** start Listed entries **
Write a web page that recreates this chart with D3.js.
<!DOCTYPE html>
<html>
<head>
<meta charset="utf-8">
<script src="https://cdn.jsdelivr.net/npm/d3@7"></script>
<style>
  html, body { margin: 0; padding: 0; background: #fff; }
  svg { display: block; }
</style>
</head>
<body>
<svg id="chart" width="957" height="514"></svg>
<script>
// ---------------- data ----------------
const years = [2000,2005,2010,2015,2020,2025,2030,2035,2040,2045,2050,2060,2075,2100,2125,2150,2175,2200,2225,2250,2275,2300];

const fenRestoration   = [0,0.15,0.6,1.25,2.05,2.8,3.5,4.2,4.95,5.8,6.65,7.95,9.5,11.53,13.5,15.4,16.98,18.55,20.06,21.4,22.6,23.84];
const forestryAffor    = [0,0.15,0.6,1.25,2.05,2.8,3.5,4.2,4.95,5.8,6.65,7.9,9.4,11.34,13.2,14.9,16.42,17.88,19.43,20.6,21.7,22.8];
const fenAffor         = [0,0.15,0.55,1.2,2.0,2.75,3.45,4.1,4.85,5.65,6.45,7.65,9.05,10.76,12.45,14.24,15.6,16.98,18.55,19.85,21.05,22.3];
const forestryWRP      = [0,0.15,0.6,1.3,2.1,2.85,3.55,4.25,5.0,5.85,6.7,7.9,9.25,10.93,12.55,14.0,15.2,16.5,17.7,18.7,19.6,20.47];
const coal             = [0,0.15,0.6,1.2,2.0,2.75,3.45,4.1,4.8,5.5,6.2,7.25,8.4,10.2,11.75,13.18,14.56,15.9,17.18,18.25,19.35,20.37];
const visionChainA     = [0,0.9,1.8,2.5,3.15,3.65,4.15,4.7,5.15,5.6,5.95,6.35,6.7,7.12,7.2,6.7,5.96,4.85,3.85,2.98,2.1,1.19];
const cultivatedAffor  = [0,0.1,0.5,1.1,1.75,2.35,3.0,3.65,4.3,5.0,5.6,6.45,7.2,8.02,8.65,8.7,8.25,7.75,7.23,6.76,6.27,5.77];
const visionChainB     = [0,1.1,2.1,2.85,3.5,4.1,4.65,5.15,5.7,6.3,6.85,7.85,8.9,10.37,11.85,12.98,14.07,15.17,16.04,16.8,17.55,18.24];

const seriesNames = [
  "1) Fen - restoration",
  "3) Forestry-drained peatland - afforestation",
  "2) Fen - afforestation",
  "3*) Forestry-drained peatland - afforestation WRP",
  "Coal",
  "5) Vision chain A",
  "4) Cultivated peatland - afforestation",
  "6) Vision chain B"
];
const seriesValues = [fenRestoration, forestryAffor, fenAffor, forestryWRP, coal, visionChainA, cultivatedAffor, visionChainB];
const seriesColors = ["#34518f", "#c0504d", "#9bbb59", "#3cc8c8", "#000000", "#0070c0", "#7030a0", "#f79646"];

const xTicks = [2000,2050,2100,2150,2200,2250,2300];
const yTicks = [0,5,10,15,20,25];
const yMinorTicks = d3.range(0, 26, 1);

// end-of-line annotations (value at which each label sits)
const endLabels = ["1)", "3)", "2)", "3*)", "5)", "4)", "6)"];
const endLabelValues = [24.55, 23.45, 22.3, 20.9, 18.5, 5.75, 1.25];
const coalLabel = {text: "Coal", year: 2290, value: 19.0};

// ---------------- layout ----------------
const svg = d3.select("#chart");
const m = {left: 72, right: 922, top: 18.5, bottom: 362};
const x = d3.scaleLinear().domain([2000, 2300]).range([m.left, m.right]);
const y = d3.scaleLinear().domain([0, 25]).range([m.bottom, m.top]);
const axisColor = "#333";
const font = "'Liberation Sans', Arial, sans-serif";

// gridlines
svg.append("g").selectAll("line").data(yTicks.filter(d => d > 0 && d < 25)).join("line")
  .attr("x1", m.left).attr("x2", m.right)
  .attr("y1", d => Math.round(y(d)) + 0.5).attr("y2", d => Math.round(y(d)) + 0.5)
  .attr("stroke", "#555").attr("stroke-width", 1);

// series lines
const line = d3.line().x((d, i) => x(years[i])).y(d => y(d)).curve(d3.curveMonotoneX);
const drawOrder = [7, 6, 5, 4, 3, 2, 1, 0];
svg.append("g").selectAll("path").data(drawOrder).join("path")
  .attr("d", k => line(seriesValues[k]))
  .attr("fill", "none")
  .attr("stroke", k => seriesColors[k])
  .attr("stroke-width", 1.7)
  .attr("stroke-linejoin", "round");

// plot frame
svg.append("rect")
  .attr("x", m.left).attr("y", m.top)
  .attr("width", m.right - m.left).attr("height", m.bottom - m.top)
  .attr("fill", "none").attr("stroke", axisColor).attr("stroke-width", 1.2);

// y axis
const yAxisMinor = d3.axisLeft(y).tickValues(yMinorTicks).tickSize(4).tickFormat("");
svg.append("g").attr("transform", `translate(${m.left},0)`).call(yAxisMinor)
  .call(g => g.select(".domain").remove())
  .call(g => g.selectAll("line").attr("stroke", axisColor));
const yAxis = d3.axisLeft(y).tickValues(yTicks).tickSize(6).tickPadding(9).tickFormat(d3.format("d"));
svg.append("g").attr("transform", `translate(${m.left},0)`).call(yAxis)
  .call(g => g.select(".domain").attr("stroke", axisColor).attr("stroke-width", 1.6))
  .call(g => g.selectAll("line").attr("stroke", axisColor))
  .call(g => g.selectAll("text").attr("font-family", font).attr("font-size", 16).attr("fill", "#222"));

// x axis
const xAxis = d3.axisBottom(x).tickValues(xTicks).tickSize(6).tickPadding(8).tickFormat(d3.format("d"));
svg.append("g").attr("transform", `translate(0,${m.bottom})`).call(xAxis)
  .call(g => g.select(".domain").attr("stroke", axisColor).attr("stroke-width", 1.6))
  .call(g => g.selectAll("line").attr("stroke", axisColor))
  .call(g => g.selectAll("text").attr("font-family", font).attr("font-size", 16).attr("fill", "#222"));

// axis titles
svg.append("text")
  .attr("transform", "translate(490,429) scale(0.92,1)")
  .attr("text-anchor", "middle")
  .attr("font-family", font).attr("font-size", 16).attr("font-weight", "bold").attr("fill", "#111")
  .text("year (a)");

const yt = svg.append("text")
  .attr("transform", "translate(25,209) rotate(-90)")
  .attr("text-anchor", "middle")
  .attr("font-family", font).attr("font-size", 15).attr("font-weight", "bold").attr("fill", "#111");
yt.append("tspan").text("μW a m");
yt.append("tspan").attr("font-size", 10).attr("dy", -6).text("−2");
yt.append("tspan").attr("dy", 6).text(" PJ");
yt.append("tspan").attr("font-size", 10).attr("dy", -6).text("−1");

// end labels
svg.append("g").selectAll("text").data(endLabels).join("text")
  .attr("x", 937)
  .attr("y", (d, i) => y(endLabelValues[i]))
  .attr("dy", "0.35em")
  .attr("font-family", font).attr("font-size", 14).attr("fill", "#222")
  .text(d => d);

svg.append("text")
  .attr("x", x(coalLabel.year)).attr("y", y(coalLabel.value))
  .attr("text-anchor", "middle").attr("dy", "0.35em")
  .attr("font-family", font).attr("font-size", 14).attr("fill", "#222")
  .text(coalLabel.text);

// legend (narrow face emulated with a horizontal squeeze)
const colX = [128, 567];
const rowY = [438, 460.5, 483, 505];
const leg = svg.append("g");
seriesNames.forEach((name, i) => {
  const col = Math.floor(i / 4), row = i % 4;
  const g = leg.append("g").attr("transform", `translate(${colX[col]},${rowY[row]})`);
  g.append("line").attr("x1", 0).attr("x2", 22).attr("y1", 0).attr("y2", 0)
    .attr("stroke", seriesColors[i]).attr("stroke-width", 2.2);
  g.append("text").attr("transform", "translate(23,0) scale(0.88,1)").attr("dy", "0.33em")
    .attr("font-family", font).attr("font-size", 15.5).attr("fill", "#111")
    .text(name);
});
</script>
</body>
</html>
** end Listed entries **
** start Listed entries **
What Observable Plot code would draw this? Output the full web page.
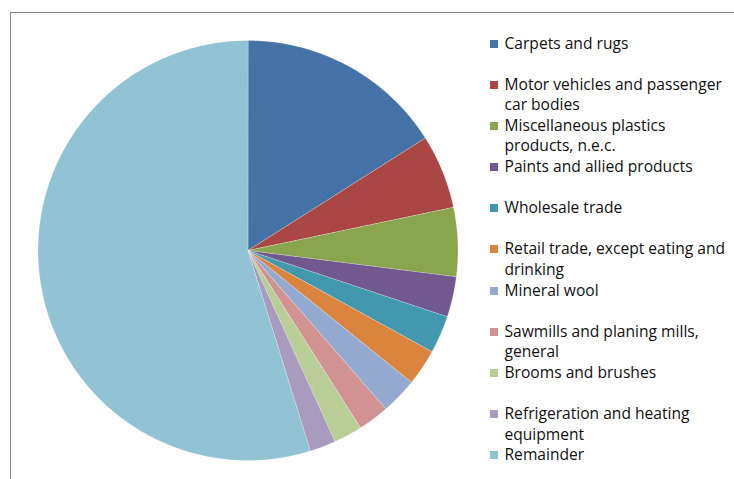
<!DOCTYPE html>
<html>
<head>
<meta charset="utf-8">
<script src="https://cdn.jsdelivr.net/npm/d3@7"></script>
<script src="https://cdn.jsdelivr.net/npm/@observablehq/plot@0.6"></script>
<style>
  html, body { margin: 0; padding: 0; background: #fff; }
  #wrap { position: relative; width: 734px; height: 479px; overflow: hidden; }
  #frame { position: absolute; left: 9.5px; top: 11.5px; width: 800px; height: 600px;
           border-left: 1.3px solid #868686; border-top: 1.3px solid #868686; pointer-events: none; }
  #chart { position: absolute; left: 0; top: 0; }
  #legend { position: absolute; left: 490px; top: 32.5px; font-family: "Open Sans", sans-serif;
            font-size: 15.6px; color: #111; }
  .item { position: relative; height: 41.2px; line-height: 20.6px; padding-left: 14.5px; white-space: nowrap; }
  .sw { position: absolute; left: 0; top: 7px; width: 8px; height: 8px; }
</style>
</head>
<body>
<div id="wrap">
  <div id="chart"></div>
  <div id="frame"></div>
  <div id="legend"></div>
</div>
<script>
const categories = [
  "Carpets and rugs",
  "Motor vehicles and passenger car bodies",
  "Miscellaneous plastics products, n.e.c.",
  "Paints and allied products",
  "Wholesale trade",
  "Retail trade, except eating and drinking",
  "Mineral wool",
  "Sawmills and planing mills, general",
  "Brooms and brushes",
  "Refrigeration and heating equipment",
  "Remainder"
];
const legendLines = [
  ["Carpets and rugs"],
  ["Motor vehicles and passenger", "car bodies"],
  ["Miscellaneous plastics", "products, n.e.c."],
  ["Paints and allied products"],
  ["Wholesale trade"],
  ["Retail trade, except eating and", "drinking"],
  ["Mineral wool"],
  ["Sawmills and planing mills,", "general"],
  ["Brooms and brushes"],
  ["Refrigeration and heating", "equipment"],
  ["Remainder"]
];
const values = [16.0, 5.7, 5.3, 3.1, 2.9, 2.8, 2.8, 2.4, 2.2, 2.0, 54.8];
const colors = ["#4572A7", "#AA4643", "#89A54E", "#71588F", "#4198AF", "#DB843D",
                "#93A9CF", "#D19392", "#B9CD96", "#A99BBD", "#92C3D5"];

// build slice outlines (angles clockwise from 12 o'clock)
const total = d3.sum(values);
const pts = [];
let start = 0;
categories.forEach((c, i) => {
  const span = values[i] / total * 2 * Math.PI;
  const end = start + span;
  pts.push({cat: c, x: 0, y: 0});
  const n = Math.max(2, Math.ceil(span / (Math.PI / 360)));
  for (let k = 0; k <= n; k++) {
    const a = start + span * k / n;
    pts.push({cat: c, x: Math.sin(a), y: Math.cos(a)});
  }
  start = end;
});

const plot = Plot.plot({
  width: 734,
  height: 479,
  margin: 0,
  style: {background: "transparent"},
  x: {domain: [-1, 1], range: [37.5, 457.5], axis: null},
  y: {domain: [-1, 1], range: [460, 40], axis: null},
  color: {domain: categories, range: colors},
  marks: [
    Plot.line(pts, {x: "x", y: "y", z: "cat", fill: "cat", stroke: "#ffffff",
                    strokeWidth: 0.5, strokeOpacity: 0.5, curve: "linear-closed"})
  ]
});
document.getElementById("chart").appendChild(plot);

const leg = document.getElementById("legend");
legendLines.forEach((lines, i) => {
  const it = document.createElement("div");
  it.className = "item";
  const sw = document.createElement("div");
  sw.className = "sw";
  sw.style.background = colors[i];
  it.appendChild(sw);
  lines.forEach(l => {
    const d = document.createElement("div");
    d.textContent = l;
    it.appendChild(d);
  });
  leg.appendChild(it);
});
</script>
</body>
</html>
** end Listed entries **
▶ **Task requirements**
Return every line of the preceding records in which the word "this" appears.

▶ **Result**
Write a web page that recreates this chart with D3.js.
What Observable Plot code would draw this? Output the full web page.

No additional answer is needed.